Pictures are to be left out. Copy exactly the lines from the one containing "Recreate this image" to the one containing "(0pt,91.5pt) rectangle (34pt,306.5pt);", both ends kept.

Charts and diagrams as code:
--- START ---

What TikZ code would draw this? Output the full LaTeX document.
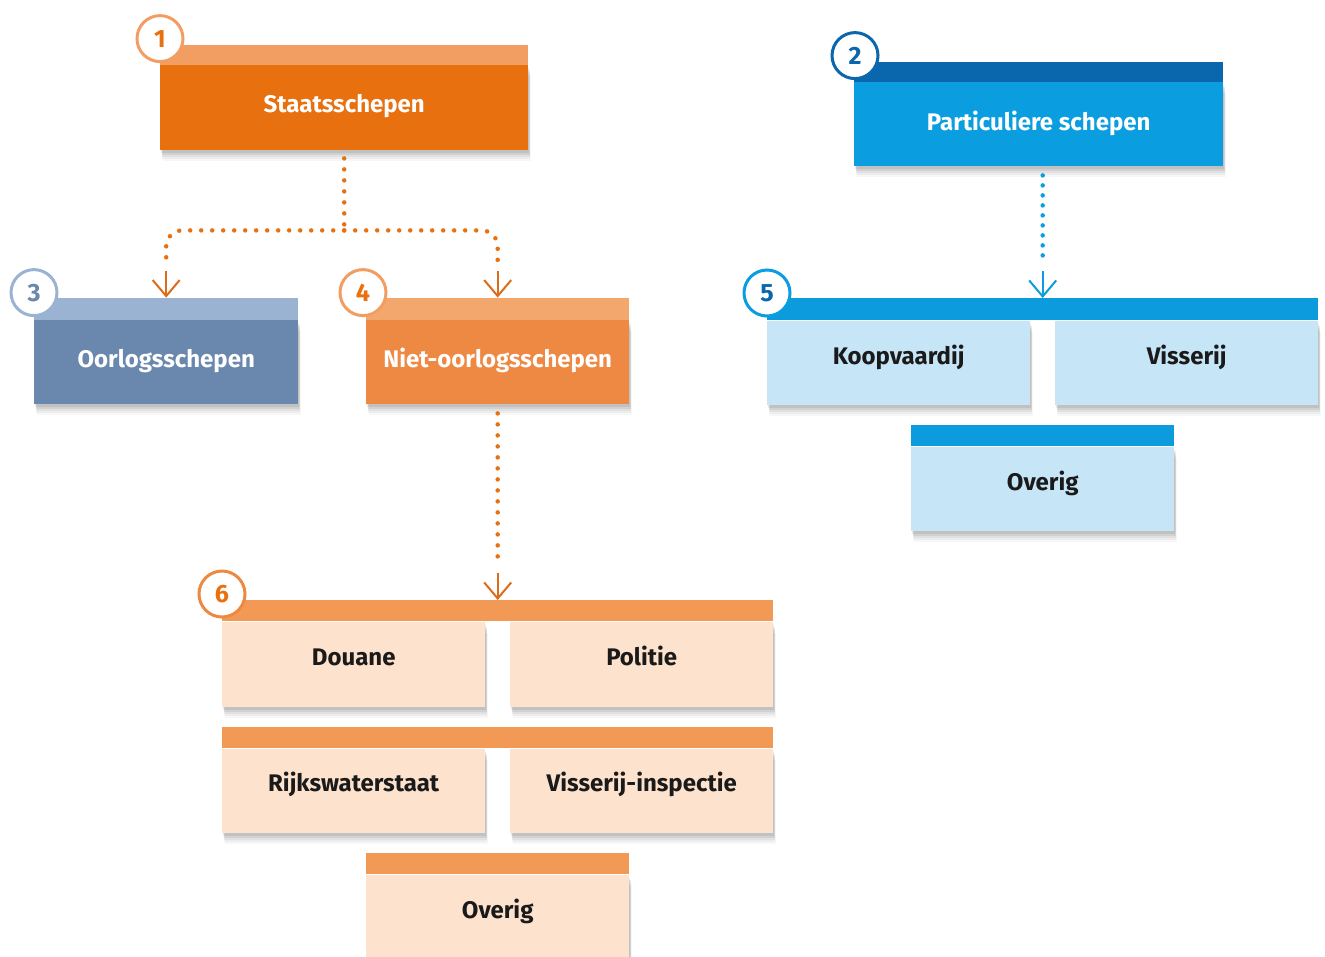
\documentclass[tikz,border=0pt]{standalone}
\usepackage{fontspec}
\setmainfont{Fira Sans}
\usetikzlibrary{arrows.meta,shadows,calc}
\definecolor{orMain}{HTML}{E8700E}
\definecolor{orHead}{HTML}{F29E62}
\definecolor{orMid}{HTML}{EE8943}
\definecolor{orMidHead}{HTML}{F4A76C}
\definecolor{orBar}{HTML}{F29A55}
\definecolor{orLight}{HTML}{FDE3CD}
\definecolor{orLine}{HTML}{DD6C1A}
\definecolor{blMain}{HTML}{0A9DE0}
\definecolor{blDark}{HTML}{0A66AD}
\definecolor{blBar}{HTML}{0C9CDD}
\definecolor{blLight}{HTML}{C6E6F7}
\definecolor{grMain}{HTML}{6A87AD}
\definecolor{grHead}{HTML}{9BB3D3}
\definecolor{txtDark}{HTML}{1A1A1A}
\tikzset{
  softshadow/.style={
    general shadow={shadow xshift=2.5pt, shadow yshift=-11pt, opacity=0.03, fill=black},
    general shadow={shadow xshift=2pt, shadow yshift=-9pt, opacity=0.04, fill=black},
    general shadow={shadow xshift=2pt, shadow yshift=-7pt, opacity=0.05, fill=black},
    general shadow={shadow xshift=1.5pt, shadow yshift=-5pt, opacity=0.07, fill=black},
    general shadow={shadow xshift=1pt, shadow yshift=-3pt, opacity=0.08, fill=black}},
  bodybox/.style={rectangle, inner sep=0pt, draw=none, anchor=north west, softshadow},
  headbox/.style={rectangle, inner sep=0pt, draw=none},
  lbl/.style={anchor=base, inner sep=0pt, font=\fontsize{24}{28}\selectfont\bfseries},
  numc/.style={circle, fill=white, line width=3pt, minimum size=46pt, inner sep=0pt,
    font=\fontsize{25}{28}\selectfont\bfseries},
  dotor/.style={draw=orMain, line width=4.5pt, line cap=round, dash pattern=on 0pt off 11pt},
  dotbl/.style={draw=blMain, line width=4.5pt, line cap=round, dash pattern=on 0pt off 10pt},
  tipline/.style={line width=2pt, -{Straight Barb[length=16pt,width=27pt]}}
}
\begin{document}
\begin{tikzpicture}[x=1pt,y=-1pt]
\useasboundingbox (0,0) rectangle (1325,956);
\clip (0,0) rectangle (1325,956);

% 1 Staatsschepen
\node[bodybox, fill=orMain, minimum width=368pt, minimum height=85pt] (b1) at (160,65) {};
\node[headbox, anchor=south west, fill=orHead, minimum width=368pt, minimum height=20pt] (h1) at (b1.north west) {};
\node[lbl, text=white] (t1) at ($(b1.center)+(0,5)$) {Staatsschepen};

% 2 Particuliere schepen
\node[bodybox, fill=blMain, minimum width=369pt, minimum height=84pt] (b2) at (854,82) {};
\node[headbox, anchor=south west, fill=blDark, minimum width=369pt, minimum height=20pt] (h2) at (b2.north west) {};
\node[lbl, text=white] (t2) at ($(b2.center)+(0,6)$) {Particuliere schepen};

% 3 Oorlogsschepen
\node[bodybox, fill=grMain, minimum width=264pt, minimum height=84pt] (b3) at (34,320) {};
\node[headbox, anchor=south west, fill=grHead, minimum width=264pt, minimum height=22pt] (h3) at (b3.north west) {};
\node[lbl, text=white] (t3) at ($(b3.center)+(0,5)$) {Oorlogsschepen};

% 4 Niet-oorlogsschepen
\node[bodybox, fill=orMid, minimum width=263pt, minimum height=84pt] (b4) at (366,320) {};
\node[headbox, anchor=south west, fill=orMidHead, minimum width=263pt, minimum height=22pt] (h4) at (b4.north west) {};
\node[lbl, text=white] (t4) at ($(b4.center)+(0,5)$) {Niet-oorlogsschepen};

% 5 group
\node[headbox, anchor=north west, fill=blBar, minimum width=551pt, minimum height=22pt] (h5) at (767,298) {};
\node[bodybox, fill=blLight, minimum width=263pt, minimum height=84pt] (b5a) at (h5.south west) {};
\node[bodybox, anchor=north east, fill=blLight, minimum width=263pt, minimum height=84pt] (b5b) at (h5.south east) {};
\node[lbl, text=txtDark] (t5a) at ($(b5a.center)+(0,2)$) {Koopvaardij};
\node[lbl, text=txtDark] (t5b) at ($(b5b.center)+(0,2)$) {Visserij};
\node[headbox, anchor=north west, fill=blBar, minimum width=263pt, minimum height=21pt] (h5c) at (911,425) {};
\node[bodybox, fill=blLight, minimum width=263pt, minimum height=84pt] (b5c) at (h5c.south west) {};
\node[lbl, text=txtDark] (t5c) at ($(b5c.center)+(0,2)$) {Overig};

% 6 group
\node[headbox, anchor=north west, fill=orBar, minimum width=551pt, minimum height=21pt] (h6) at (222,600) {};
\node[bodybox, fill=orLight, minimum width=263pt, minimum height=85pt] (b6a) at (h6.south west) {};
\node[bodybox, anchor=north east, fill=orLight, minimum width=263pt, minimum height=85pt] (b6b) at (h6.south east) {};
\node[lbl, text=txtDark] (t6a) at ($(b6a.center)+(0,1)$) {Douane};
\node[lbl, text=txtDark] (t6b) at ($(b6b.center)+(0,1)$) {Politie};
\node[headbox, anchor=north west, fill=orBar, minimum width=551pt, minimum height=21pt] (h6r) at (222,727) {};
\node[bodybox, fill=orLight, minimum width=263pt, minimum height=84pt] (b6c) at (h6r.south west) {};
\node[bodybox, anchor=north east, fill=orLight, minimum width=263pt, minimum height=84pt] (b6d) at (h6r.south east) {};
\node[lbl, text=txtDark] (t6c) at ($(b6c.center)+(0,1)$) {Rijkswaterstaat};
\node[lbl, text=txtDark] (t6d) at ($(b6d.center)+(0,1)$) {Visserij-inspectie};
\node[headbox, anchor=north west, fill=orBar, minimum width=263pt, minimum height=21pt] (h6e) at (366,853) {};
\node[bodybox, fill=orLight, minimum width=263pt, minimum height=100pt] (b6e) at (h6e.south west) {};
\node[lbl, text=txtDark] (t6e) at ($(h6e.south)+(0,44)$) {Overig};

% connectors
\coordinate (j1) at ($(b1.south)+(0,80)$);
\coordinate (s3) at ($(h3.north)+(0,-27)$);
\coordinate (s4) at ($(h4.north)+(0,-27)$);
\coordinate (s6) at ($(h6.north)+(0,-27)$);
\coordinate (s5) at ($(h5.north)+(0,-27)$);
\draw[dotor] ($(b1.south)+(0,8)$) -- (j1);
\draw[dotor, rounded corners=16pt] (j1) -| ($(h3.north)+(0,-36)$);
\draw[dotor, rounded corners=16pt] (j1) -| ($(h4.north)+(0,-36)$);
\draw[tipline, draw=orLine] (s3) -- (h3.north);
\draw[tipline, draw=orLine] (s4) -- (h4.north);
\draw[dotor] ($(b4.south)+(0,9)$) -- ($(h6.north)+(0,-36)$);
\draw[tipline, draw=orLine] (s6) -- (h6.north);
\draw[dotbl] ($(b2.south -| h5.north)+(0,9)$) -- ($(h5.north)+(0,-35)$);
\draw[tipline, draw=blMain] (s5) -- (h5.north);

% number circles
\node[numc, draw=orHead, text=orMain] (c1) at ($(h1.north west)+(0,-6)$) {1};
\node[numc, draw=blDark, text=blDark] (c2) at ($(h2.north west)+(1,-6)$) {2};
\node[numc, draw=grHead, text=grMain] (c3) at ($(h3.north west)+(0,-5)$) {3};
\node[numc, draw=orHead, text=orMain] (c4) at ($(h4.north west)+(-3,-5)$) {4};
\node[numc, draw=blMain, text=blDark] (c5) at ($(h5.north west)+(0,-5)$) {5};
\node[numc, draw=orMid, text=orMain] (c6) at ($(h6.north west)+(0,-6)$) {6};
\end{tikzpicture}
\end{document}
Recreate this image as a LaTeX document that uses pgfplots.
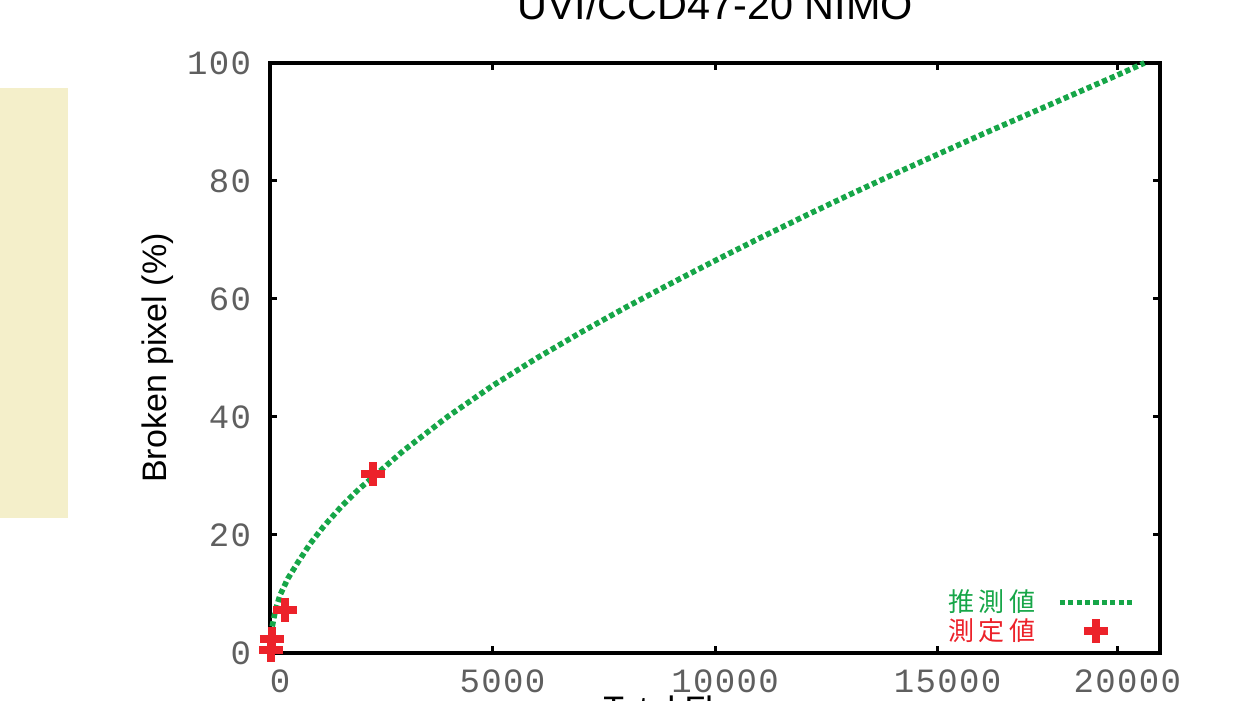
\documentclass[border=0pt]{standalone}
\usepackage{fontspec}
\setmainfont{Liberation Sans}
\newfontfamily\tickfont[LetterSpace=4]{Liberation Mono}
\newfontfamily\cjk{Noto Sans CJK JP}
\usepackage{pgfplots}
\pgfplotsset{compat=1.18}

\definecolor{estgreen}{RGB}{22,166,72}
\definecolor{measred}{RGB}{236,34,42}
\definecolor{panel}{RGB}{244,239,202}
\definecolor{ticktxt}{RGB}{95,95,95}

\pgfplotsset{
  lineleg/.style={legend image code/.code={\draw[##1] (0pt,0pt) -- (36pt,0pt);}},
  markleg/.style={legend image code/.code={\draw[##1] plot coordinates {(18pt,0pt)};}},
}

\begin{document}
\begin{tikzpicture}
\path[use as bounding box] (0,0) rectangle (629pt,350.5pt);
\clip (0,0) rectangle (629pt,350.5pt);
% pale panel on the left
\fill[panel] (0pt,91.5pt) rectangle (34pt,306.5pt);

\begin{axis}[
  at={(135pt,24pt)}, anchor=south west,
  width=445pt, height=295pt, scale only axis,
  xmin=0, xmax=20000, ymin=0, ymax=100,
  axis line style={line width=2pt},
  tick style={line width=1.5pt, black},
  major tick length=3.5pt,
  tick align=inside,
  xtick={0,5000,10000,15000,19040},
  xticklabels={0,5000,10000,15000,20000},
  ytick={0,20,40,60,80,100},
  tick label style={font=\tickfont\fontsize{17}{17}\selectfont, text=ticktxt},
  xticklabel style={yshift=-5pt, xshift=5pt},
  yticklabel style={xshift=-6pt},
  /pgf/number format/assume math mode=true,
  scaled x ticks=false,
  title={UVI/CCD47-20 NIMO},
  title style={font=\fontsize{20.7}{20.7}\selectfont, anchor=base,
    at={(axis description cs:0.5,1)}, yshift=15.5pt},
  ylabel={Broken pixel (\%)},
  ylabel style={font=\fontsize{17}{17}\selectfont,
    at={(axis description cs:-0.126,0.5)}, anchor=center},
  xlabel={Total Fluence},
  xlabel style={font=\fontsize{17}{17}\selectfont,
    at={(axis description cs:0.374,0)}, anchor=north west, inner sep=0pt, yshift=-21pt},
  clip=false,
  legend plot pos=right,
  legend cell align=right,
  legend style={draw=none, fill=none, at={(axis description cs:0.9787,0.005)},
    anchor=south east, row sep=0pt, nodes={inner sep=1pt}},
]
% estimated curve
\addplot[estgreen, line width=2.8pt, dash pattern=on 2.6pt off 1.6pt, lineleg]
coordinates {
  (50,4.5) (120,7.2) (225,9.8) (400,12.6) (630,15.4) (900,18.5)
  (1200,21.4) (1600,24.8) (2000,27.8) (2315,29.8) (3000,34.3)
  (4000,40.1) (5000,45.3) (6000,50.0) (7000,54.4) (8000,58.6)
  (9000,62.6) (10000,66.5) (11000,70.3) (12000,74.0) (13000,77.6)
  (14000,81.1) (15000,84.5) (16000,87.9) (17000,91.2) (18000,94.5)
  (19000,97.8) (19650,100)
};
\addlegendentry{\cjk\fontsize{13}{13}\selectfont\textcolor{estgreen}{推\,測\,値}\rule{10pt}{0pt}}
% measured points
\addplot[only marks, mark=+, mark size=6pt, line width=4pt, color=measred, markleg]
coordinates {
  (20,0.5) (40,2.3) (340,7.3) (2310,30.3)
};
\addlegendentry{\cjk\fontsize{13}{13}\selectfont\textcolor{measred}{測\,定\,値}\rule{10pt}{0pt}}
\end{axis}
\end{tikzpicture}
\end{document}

--- END ---

▶ _Result of this exercise_
Recreate this image as a LaTeX document that uses pgfplots.
\documentclass[border=0pt]{standalone}
\usepackage{fontspec}
\setmainfont{Liberation Sans}
\newfontfamily\tickfont[LetterSpace=4]{Liberation Mono}
\newfontfamily\cjk{Noto Sans CJK JP}
\usepackage{pgfplots}
\pgfplotsset{compat=1.18}

\definecolor{estgreen}{RGB}{22,166,72}
\definecolor{measred}{RGB}{236,34,42}
\definecolor{panel}{RGB}{244,239,202}
\definecolor{ticktxt}{RGB}{95,95,95}

\pgfplotsset{
  lineleg/.style={legend image code/.code={\draw[##1] (0pt,0pt) -- (36pt,0pt);}},
  markleg/.style={legend image code/.code={\draw[##1] plot coordinates {(18pt,0pt)};}},
}

\begin{document}
\begin{tikzpicture}
\path[use as bounding box] (0,0) rectangle (629pt,350.5pt);
\clip (0,0) rectangle (629pt,350.5pt);
% pale panel on the left
\fill[panel] (0pt,91.5pt) rectangle (34pt,306.5pt);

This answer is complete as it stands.